By predicting Gore will win, Nader is tacitly admitting that he won't. Given that he can't win, and knows he can't, why is he even running? "What do you think I am, a quitter?" he replies, half serious and half joking. "Rome wasn't built in a day. We have to win over time," he says. "There are a lot of ways to define winning before an election is won. One is you bring state and local people to run. Second, you bring a lot of people into political activity, which is a very long-range plan. Third, you push a change in the dialogue to concentrate on corporate power in all its ramifications, in the workplace, marketplace, environment, government, childhood exploitation, corporatization of the universities."

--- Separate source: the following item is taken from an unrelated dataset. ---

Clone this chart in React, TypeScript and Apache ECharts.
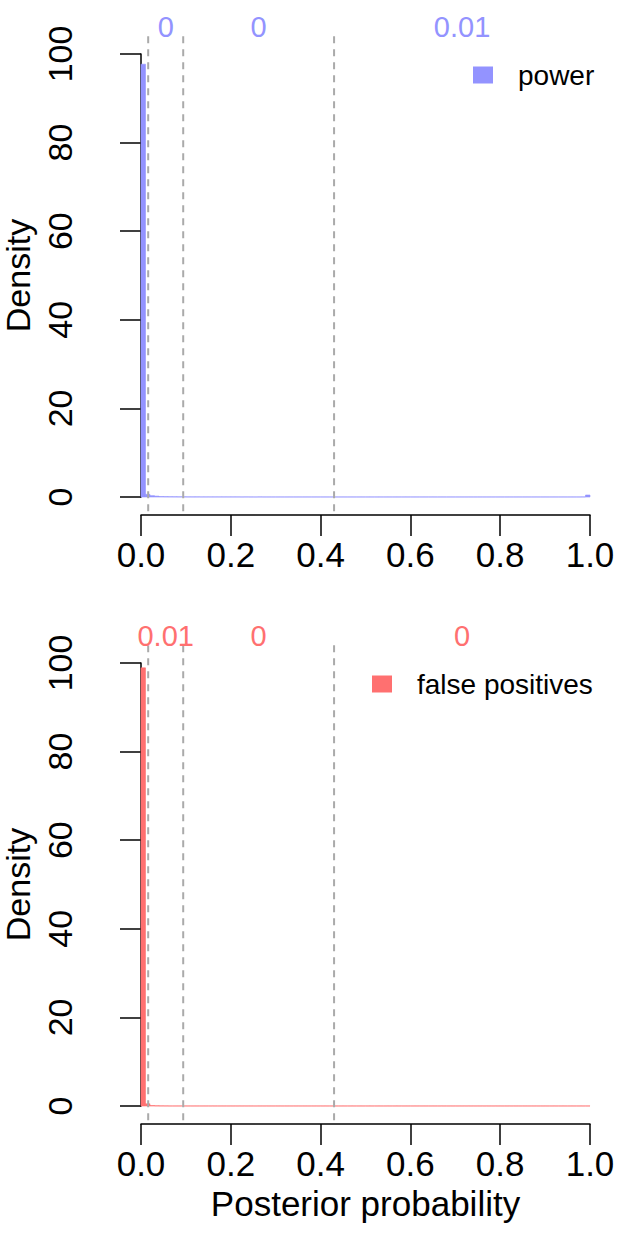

Although Nader hopes to make those issues a part of the presidential race, he has to pass a big hurdle first: He has to get on the ballot. And neither the Democrats or the Republicans are eager to help him, since any votes that go to a third-party candidate are ones that won't go to the major parties. Nader admits that achieving his goal of getting on the ballot in all 50 states won't be easy. In Texas alone, the Green Party must collect about 50,000 signatures. That would be a tall order under the best circumstances. But what makes it even harder is that all of the valid signatures must be from people who did not vote in the March 14 primary. Nader seems unfazed. Here in Texas, he says, getting the signatures "should be child's play."
Getting on the Ballot
To fire up his supporters, Nader reminded listeners during his speeches in Austin that the Republican Party wasn't formed until 1854, and that in just six years, the GOP won the White House with the anti-slavery platform carried by Abraham Lincoln. Nader knows his history. But he doesn't mention that the Republicans were only able to form because the Whig party disintegrated and because the Democrats and the Know-Nothings were in turmoil. The Green Party faces a far different situation. It doesn't have a single, decisive issue around which it can rally. And it must fight the two long-entrenched parties if it is to make any headway.
Nader, who has always liked his role as the underdog, doesn't seem to mind. He likes the spotlight, and it's clear his passion for the fight -- even after more than 35 years -- is undiminished. So now that he's officially a senior citizen who could quietly retire and leave the battles to someone else, what is it that keeps him so motivated? What's the source of his ever-present indignation? The answer comes quickly. "Injustice," he replies. "Do you need anything else?"
It's the kind of answer that would make Cicero proud. But then, Cicero, who spoke out in favor of republican ideals during the civil wars that destroyed the republic of Rome, was a sucker for lost causes. He was executed in 43 B.C.